• [EXERCISE DETAILS] Leave the pictures out and retype the lines from the beginning through the line with "from matplotlib.path import Path", both ends included.
Start INFORMATION PROVIDED
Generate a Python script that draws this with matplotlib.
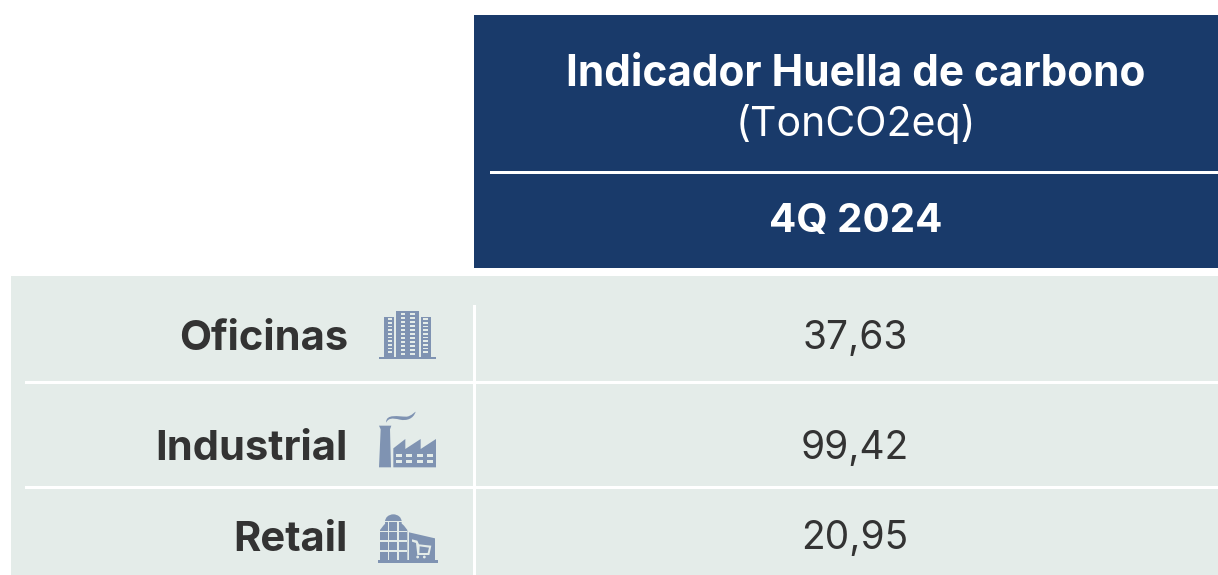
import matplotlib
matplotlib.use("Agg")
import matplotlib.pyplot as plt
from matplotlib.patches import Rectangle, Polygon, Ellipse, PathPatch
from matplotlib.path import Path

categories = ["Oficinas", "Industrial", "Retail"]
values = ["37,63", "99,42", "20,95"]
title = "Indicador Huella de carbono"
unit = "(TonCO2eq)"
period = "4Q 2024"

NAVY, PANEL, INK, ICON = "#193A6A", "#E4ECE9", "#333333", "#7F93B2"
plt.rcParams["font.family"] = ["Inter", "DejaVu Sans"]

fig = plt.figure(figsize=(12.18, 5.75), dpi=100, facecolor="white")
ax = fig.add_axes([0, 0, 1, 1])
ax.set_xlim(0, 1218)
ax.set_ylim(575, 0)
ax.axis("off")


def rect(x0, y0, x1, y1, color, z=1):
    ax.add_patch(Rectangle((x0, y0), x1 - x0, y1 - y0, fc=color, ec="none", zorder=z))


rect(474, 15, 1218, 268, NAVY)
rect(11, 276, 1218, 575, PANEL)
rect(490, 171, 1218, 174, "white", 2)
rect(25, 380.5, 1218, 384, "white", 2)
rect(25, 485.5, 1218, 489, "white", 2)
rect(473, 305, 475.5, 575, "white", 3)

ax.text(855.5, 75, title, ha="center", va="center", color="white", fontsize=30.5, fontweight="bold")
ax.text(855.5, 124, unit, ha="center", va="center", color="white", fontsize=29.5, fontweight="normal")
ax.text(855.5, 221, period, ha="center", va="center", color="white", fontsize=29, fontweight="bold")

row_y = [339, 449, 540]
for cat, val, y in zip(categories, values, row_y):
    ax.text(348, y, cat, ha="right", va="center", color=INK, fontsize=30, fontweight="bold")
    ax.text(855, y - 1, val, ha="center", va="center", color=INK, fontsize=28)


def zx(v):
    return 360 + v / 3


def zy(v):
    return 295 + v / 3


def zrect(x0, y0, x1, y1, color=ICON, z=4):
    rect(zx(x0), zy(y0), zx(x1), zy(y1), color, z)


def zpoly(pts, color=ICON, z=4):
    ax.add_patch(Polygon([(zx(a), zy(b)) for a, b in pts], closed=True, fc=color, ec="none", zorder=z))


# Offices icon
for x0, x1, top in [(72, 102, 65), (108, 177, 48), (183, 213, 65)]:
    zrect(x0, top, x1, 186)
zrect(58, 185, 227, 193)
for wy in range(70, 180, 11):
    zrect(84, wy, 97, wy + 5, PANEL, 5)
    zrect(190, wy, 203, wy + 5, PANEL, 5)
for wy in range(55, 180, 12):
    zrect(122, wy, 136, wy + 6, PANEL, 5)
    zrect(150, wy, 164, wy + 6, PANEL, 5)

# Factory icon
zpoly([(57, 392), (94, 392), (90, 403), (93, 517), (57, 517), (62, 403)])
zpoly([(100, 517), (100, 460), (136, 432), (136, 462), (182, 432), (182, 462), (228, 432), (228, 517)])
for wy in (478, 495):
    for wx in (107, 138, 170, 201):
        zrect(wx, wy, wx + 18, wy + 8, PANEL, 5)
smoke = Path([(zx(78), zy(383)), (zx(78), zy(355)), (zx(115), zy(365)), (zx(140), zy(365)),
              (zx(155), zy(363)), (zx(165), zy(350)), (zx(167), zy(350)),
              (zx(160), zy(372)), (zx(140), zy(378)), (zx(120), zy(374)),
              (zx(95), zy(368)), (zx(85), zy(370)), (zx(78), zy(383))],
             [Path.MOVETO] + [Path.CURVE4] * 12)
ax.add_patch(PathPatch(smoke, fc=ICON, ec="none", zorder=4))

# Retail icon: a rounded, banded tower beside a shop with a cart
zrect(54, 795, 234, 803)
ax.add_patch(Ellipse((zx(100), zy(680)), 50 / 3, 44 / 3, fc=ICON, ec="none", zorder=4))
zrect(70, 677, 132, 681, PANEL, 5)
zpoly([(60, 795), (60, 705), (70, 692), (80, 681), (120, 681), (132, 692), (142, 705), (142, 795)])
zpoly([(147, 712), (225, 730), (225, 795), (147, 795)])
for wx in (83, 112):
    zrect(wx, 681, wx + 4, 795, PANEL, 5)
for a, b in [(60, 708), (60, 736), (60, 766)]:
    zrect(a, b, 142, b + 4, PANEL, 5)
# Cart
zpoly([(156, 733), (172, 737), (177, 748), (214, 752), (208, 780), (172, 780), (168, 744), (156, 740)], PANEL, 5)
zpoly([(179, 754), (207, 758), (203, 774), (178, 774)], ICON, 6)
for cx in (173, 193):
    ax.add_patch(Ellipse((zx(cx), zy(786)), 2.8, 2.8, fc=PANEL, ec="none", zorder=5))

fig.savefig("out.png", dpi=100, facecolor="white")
End INFORMATION PROVIDED
• [RESULT FOR THIS EXERCISE]
Generate a Python script that draws this with matplotlib.
import matplotlib
matplotlib.use("Agg")
import matplotlib.pyplot as plt
from matplotlib.patches import Rectangle, Polygon, Ellipse, PathPatch
from matplotlib.path import Path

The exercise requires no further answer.